Instruction: Retype only what runs from the first line of the listing to the line holding "(0,0) rectangle (664,704);", both included. Do not retype the pictures.

Dataset content:
-- begin --

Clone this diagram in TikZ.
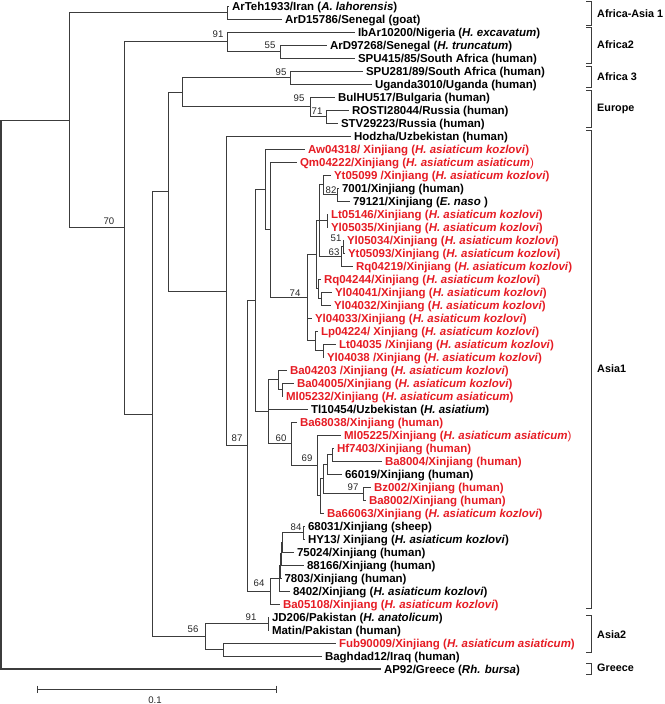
\documentclass[tikz,border=0pt]{standalone}
\usepackage{fontspec}
\setmainfont{Liberation Sans}
\definecolor{vred}{RGB}{230,28,36}
\definecolor{lgray}{RGB}{60,60,60}
\newcommand\spn[1]{\textit{#1}}
\newcommand\thinp{{\mdseries )}}
\begin{document}
\begin{tikzpicture}[x=1pt,y=-1pt,
  br/.style={draw=lgray, line width=0.85pt},
  leaf/.style={anchor=west, inner xsep=3pt, inner ysep=0pt, outer sep=0pt, text height=8.3pt, text depth=0pt, font=\fontsize{11.5}{12}\selectfont\bfseries},
  rl/.style={leaf, text=vred},
  bl/.style={leaf, text=black},
  bs/.style={inner sep=0pt, font=\fontsize{9.6}{10}\selectfont, text=black!85},
  grp/.style={anchor=west, inner sep=0pt, font=\fontsize{10.8}{12}\selectfont\bfseries},
  brk/.style={draw=lgray, line width=0.85pt}]
\useasboundingbox (0,0) rectangle (664,704);

% internal nodes
\coordinate (root) at (1,394.5);
\coordinate (nA) at (69,120.2);
\coordinate (nAA1) at (227,12.5);
\coordinate (nB) at (124,227.9);
\coordinate (nAf2) at (227,41.75);
\coordinate (n55) at (280,51.5);
\coordinate (nC) at (152,414);
\coordinate (nD) at (168,191.5);
\coordinate (nAfEu) at (182,92.1);
\coordinate (nAf3) at (290,77.5);
\coordinate (nEu) at (310,106.75);
\coordinate (n71) at (326,116.5);
\coordinate (nHA) at (226,291);
\coordinate (nF) at (247,445.9);
\coordinate (nG) at (255,300.6);
\coordinate (nH) at (265,189.4);
\coordinate (nJ) at (270,229.85);
\coordinate (nK) at (307,297.7);
\coordinate (nY) at (316,254.6);
\coordinate (nL) at (319,220.5);
\coordinate (nT) at (323,184.75);
\coordinate (n82) at (337,194.5);
\coordinate (nV) at (327,220.5);
\coordinate (n63) at (341,256.25);
\coordinate (n51) at (343,246.5);
\coordinate (nX) at (318,288.75);
\coordinate (nW) at (321,298.5);
\coordinate (nM) at (315,340.75);
\coordinate (nN) at (323,350.5);
\coordinate (nI) at (268,411.7);
\coordinate (nZ) at (278,379.75);
\coordinate (nAA) at (282,389.5);
\coordinate (n60) at (291,443.7);
\coordinate (n69) at (317,465.5);
\coordinate (nBB) at (320,495.9);
\coordinate (nCC) at (323,478.9);
\coordinate (nEE) at (327,464.25);
\coordinate (nDD) at (332,454.5);
\coordinate (n97) at (363,493.5);
\coordinate (n64) at (270,591.2);
\coordinate (nP) at (279,578.4);
\coordinate (nQ) at (280,565.8);
\coordinate (nR) at (281,553.6);
\coordinate (nS) at (282,542.25);
\coordinate (n84) at (303,532.5);
\coordinate (n56) at (205,636.5);
\coordinate (n91b) at (268,623.5);
\coordinate (nFF) at (223,649.5);

% leaves
\node[bl] (l1) at (229,6) {ArTeh1933/Iran (\spn{A. lahorensis})};
\node[bl] (l2) at (282,19) {ArD15786/Senegal (goat)};
\node[bl] (l3) at (355,32) {IbAr10200/Nigeria (\spn{H. excavatum})};
\node[bl] (l4) at (327,45) {ArD97268/Senegal (\spn{H. truncatum})};
\node[bl] (l5) at (355,58) {SPU415/85/South Africa (human)};
\node[bl] (l6) at (363,71) {SPU281/89/South Africa (human)};
\node[bl] (l7) at (372,84) {Uganda3010/Uganda (human)};
\node[bl] (l8) at (335,97) {BulHU517/Bulgaria (human)};
\node[bl] (l9) at (349,110) {ROSTI28044/Russia (human)};
\node[bl] (l10) at (338,123) {STV29223/Russia (human)};
\node[bl] (l11) at (351,136) {Hodzha/Uzbekistan (human)};
\node[rl] (l12) at (305,149) {Aw04318/ Xinjiang (\spn{H. asiaticum kozlovi})};
\node[rl] (l13) at (297,162) {Qm04222/Xinjiang (\spn{H. asiaticum asiaticum}\thinp};
\node[rl] (l14) at (331,175) {Yt05099 /Xinjiang (\spn{H. asiaticum kozlovi})};
\node[bl] (l15) at (339,188) {7001/Xinjiang (human)};
\node[bl] (l16) at (350,201) {79121/Xinjiang (\spn{E. naso} )};
\node[rl] (l17) at (328,214) {Lt05146/Xinjiang (\spn{H. asiaticum kozlovi})};
\node[rl] (l18) at (328,227) {Yl05035/Xinjiang (\spn{H. asiaticum kozlovi})};
\node[rl] (l19) at (344,240) {Yl05034/Xinjiang (\spn{H. asiaticum kozlovi})};
\node[rl] (l20) at (345,253) {Yt05093/Xinjiang (\spn{H. asiaticum kozlovi})};
\node[rl] (l21) at (353,266) {Rq04219/Xinjiang (\spn{H. asiaticum kozlovi})};
\node[rl] (l22) at (321,279) {Rq04244/Xinjiang (\spn{H. asiaticum kozlovi})};
\node[rl] (l23) at (332,292) {Yl04041/Xinjiang (\spn{H. asiaticum kozlovi})};
\node[rl] (l24) at (331,305) {Yl04032/Xinjiang (\spn{H. asiaticum kozlovi})};
\node[rl] (l25) at (312,318) {Yl04033/Xinjiang (\spn{H. asiaticum kozlovi})};
\node[rl] (l26) at (318,331) {Lp04224/ Xinjiang (\spn{H. asiaticum kozlovi})};
\node[rl] (l27) at (336,344) {Lt04035 /Xinjiang (\spn{H. asiaticum kozlovi})};
\node[rl] (l28) at (324,357) {Yl04038 /Xinjiang (\spn{H. asiaticum kozlovi})};
\node[rl] (l29) at (287,370) {Ba04203 /Xinjiang (\spn{H. asiaticum kozlovi})};
\node[rl] (l30) at (294,383) {Ba04005/Xinjiang (\spn{H. asiaticum kozlovi})};
\node[rl] (l31) at (283,396) {Ml05232/Xinjiang (\spn{H. asiaticum asiaticum})};
\node[bl] (l32) at (308,409) {Tl10454/Uzbekistan (\spn{H. asiatium})};
\node[rl] (l33) at (297,422) {Ba68038/Xinjiang (human)};
\node[rl] (l34) at (341,435) {Ml05225/Xinjiang (\spn{H. asiaticum asiaticum}\thinp};
\node[rl] (l35) at (334,448) {Hf7403/Xinjiang (human)};
\node[rl] (l36) at (382,461) {Ba8004/Xinjiang (human)};
\node[bl] (l37) at (342,474) {66019/Xinjiang (human)};
\node[rl] (l38) at (371,487) {Bz002/Xinjiang (human)};
\node[rl] (l39) at (366,500) {Ba8002/Xinjiang (human)};
\node[rl] (l40) at (324,513) {Ba66063/Xinjiang (\spn{H. asiaticum kozlovi})};
\node[bl] (l41) at (305,526) {68031/Xinjiang (sheep)};
\node[bl] (l42) at (305,539) {HY13/ Xinjiang (\spn{H. asiaticum kozlovi})};
\node[bl] (l43) at (294,552) {75024/Xinjiang (human)};
\node[bl] (l44) at (304,565) {88166/Xinjiang (human)};
\node[bl] (l45) at (281.5,578) {7803/Xinjiang (human)};
\node[bl] (l46) at (290,591) {8402/Xinjiang (\spn{H. asiaticum kozlovi})};
\node[rl] (l47) at (280,604) {Ba05108/Xinjiang (\spn{H. asiaticum kozlovi})};
\node[bl] (l48) at (269,617) {JD206/Pakistan (\spn{H. anatolicum})};
\node[bl] (l49) at (269,630) {Matin/Pakistan (human)};
\node[rl] (l50) at (336,643) {Fub90009/Xinjiang (\spn{H. asiaticum asiaticum})};
\node[bl] (l51) at (322,656) {Baghdad12/Iraq (human)};
\node[bl] (l52) at (381,669) {AP92/Greece (\spn{Rh. bursa})};

% branches
\draw[br, line width=1.2pt] (root) |- (nA);
\draw[br, line width=1.2pt] (root) |- (l52.west);
\draw[br] (nA) |- (nAA1);
\draw[br] (nA) |- (nB);
\draw[br] (nAA1) |- (l1.west);
\draw[br] (nAA1) |- (l2.west);
\draw[br] (nB) |- (nAf2);
\draw[br] (nB) |- (nC);
\draw[br] (nAf2) |- (l3.west);
\draw[br] (nAf2) |- (n55);
\draw[br] (n55) |- (l4.west);
\draw[br] (n55) |- (l5.west);
\draw[br] (nC) |- (nD);
\draw[br] (nC) |- (n56);
\draw[br] (nD) |- (nAfEu);
\draw[br] (nD) |- (nHA);
\draw[br] (nAfEu) |- (nAf3);
\draw[br] (nAfEu) |- (nEu);
\draw[br] (nAf3) |- (l6.west);
\draw[br] (nAf3) |- (l7.west);
\draw[br] (nEu) |- (l8.west);
\draw[br] (nEu) |- (n71);
\draw[br] (n71) |- (l9.west);
\draw[br] (n71) |- (l10.west);
\draw[br] (nHA) |- (l11.west);
\draw[br] (nHA) |- (nF);
\draw[br] (nF) |- (nG);
\draw[br] (nF) |- (n64);
\draw[br] (nG) |- (nH);
\draw[br] (nG) |- (nI);
\draw[br] (nH) |- (l12.west);
\draw[br] (nH) |- (nJ);
\draw[br] (nJ) |- (l13.west);
\draw[br] (nJ) |- (nK);
\draw[br] (nK) |- (nY);
\draw[br] (nK) |- (l25.west);
\draw[br] (nK) |- (nM);
\draw[br] (nY) |- (nL);
\draw[br] (nY) |- (nX);
\draw[br] (nL) |- (nT);
\draw[br] (nL) |- (nV);
\draw[br] (nL) |- (n63);
\draw[br] (nT) |- (l14.west);
\draw[br] (nT) |- (n82);
\draw[br] (n82) |- (l15.west);
\draw[br] (n82) |- (l16.west);
\draw[br] (nV) |- (l17.west);
\draw[br] (nV) |- (l18.west);
\draw[br] (n63) |- (n51);
\draw[br] (n63) |- (l21.west);
\draw[br] (n51) |- (l19.west);
\draw[br] (n51) |- (l20.west);
\draw[br] (nX) |- (l22.west);
\draw[br] (nX) |- (nW);
\draw[br] (nW) |- (l23.west);
\draw[br] (nW) |- (l24.west);
\draw[br] (nM) |- (l26.west);
\draw[br] (nM) |- (nN);
\draw[br] (nN) |- (l27.west);
\draw[br] (nN) |- (l28.west);
\draw[br] (nI) |- (nZ);
\draw[br] (nI) |- (l32.west);
\draw[br] (nI) |- (n60);
\draw[br] (nZ) |- (l29.west);
\draw[br] (nZ) |- (nAA);
\draw[br] (nAA) |- (l30.west);
\draw[br] (nAA) |- (l31.west);
\draw[br] (n60) |- (l33.west);
\draw[br] (n60) |- (n69);
\draw[br] (n69) |- (l34.west);
\draw[br] (n69) |- (nBB);
\draw[br] (nBB) |- (nCC);
\draw[br] (nBB) |- (l40.west);
\draw[br] (nCC) |- (nEE);
\draw[br] (nCC) |- (n97);
\draw[br] (nEE) |- (nDD);
\draw[br] (nEE) |- (l37.west);
\draw[br] (nDD) |- (l35.west);
\draw[br] (nDD) |- (l36.west);
\draw[br] (n97) |- (l38.west);
\draw[br] (n97) |- (l39.west);
\draw[br] (n64) |- (nP);
\draw[br] (n64) |- (l47.west);
\draw[br] (nP) |- (nQ);
\draw[br] (nP) |- (l46.west);
\draw[br] (nQ) |- (nR);
\draw[br] (nQ) |- (l45.west);
\draw[br] (nR) |- (nS);
\draw[br] (nR) |- (l44.west);
\draw[br] (nS) |- (n84);
\draw[br] (nS) |- (l43.west);
\draw[br] (n84) |- (l41.west);
\draw[br] (n84) |- (l42.west);
\draw[br] (n56) |- (n91b);
\draw[br] (n56) |- (nFF);
\draw[br] (n91b) |- (l48.west);
\draw[br] (n91b) |- (l49.west);
\draw[br] (nFF) |- (l50.west);
\draw[br] (nFF) |- (l51.west);

% bootstrap values
\node[bs] (b1) at (218,34) {91};
\node[bs] (b2) at (270,45) {55};
\node[bs] (b3) at (281,72) {95};
\node[bs] (b4) at (299,98) {95};
\node[bs] (b5) at (317,111) {71};
\node[bs] (b6) at (109,221) {70};
\node[bs] (b7) at (331,190) {82};
\node[bs] (b8) at (336,238) {51};
\node[bs] (b9) at (334,252) {63};
\node[bs] (b10) at (295,293) {74};
\node[bs] (b11) at (237,438) {87};
\node[bs] (b12) at (281,438) {60};
\node[bs] (b13) at (307,458) {69};
\node[bs] (b14) at (353,487) {97};
\node[bs] (b15) at (296,527) {84};
\node[bs] (b16) at (259,583) {64};
\node[bs] (b17) at (251,617) {91};
\node[bs] (b18) at (193,629) {56};

% clade brackets
\coordinate (k1t) at (591,1);   \coordinate (k1b) at (591,25);
\coordinate (k2t) at (591,27);  \coordinate (k2b) at (591,63);
\coordinate (k3t) at (591,66);  \coordinate (k3b) at (591,87);
\coordinate (k4t) at (591,90);  \coordinate (k4b) at (591,127);
\coordinate (k5t) at (591,130); \coordinate (k5b) at (591,608);
\coordinate (k6t) at (591,615); \coordinate (k6b) at (591,652);
\coordinate (k7t) at (591,663); \coordinate (k7b) at (591,674);
\foreach \k in {k1,k2,k3,k4,k5,k6,k7}{
  \draw[brk] ([xshift=-5pt]\k t) -- (\k t) -- (\k b) -- ([xshift=-5pt]\k b);
}
\node[grp] (g1) at (597,14) {Africa-Asia 1};
\node[grp] (g2) at (597,45) {Africa2};
\node[grp] (g3) at (597,77) {Africa 3};
\node[grp] (g4) at (597,109) {Europe};
\node[grp] (g5) at (597,369) {Asia1};
\node[grp] (g6) at (597,635) {Asia2};
\node[grp] (g7) at (597,668) {Greece};

% scale bar
\coordinate (s0) at (37,689);
\coordinate (s1) at (276,689);
\draw[br] (s0) -- (s1);
\draw[br] ([yshift=3.5pt]s0) -- ([yshift=-3.5pt]s0);
\draw[br] ([yshift=3.5pt]s1) -- ([yshift=-3.5pt]s1);
\node[bs] (sl) at (155,700) {0.1};
\end{tikzpicture}
\end{document}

-- end --

Result below:
Clone this diagram in TikZ.
\documentclass[tikz,border=0pt]{standalone}
\usepackage{fontspec}
\setmainfont{Liberation Sans}
\definecolor{vred}{RGB}{230,28,36}
\definecolor{lgray}{RGB}{60,60,60}
\newcommand\spn[1]{\textit{#1}}
\newcommand\thinp{{\mdseries )}}
\begin{document}
\begin{tikzpicture}[x=1pt,y=-1pt,
  br/.style={draw=lgray, line width=0.85pt},
  leaf/.style={anchor=west, inner xsep=3pt, inner ysep=0pt, outer sep=0pt, text height=8.3pt, text depth=0pt, font=\fontsize{11.5}{12}\selectfont\bfseries},
  rl/.style={leaf, text=vred},
  bl/.style={leaf, text=black},
  bs/.style={inner sep=0pt, font=\fontsize{9.6}{10}\selectfont, text=black!85},
  grp/.style={anchor=west, inner sep=0pt, font=\fontsize{10.8}{12}\selectfont\bfseries},
  brk/.style={draw=lgray, line width=0.85pt}]
\useasboundingbox (0,0) rectangle (664,704);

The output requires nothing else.